Indonesia sejatinya bisa lepas dari cengkraman para oligarki, asalkan para pembuat kebijakan punya kemauan yang kuat. Pakar hukum tata negara, Bivitri Susanti menegaskan bahwa seharusnya para pemimpin baik itu presiden, DPR, MPR, DPD, semestinya bersama-sama membuat aturan atau sistem yang membatasi gerak para oligarki di tanah air.

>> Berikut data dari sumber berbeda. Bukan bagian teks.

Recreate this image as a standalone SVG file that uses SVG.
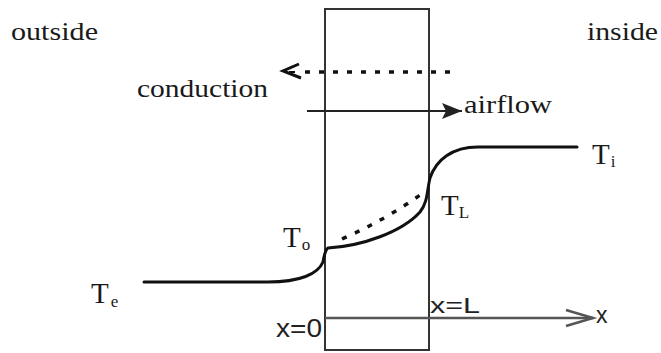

Misalnya saja, adanya transparansi dalam hal benturan kepentingan, yang ia nilai hingga saat ini belum ada aturan seperti ini. “Kalau tidak dikorek oleh NGO, sebenarnya menteri A punya usaha dimana saja, menteri B punya saham dimana saja, saya kira tidak banyak orang yang tahu. Nah itu yang mestinya dibangun dan dijadikan sistem,” ujarnya dalam diskusi yang sama bersama Faisal di Jakarta, Selasa (15/8/2023).
Begitu kuatnya cengkraman oligarki dalam sistem demokrasi Indonesia saat ini, harusnya bisa merangsang kepekaan masyarakat untuk lebih peduli terhadap isu-isu politik.
Masyarakat harus mulai bergerak untuk lebih terlibat langsung dalam pengambilan kebijakan. Pakar hukum tata negara dari Universitas Gadjah Mada (UGM) Yogyakarta, Zainal Arifin Mochtar beberapa waktu lalu, pernah mengeluarkan pendapat yang mendorong pendirian partai lokal oleh anak muda.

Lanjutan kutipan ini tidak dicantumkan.